I’m very (pleasantly?) surprised that this is the first accident I’ve witnessed here, even though the traffic is crazy. There’s usually a rhythm to it that keeps cars moving, but there have been several close scrapes that I was sure an accident was going to happen. It doesn’t help that they pass all the time, drive on the wrong side of the road (even the wrong direction on the highway!!), and don’t have seat belts (or if there are seat belts, people still don’t use them, and there’s often nothing to buckle the seat belt into). It was probably the best vehicle for us to be in and the worst for the injured man.

The accident took time – we had to go to the police station (nothing for us, just Madhu and the other program leaders sorting it out) and they had to arrange for alternate transportation for us. We eventually got back on the road (after hearing the motorcyclist had survived). We went to an artist’s house for the clay modeling, which was a lot of fun and it good to have something to do with our hands to redirect our attention and get over the shock of what had happened. We made village woman, Ganesh (a hindu god with an elephant head), and a mask. We were there for quite a while after the workshop ended, since it took so much time to get another bus. The people were wonderful though – so kind and hospitable. They entertained us with song and dance while we were waiting. We had a long ride home – we didn’t get home until a little after 10pm. It was a very long dramatic day, and I’m thankful we’re all safe.

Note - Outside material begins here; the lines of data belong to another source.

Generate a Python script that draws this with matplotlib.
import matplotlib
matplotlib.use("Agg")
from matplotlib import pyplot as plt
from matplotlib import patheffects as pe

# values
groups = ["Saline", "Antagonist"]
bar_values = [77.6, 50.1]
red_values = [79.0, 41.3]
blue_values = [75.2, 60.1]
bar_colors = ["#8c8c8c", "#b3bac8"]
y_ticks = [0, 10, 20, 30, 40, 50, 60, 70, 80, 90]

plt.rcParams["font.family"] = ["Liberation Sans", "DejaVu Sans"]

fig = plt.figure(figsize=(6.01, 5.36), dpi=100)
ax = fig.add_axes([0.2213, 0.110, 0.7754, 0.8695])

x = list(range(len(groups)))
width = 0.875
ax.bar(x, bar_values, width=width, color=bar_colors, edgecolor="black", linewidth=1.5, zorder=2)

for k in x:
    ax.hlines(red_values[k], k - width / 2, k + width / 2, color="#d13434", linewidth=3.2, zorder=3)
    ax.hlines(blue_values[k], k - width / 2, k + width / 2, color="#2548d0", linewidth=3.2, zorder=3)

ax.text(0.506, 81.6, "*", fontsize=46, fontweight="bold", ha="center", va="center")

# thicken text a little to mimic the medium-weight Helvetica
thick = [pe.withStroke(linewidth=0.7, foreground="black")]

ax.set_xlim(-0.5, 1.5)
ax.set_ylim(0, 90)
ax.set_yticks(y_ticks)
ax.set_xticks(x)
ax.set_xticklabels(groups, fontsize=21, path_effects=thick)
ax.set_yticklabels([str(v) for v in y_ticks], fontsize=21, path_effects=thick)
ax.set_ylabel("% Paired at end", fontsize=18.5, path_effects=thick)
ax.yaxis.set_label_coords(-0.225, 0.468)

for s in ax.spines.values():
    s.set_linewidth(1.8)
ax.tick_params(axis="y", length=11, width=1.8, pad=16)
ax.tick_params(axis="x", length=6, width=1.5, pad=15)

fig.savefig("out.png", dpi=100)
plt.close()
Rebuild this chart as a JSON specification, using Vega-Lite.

In other news – I’ve found a on-campus job for next year! I’m going to be working as a Career Assistant with CSB Career Services. I’ll be helping students research majors/careers, critiquing resumes, conducting practice interviews, and helping plan/promote Career Service events. I’m really excited about it!  It will definitely be more of a time commitment than my previous on-campus job, but there are also some great benefits for my own career development that come along with it. For example, they have assignments for you to do at work, like update your resume, research a grad school you’d like to attend, research a volunteer opportunity that interests you, etc. I think I will really enjoy it.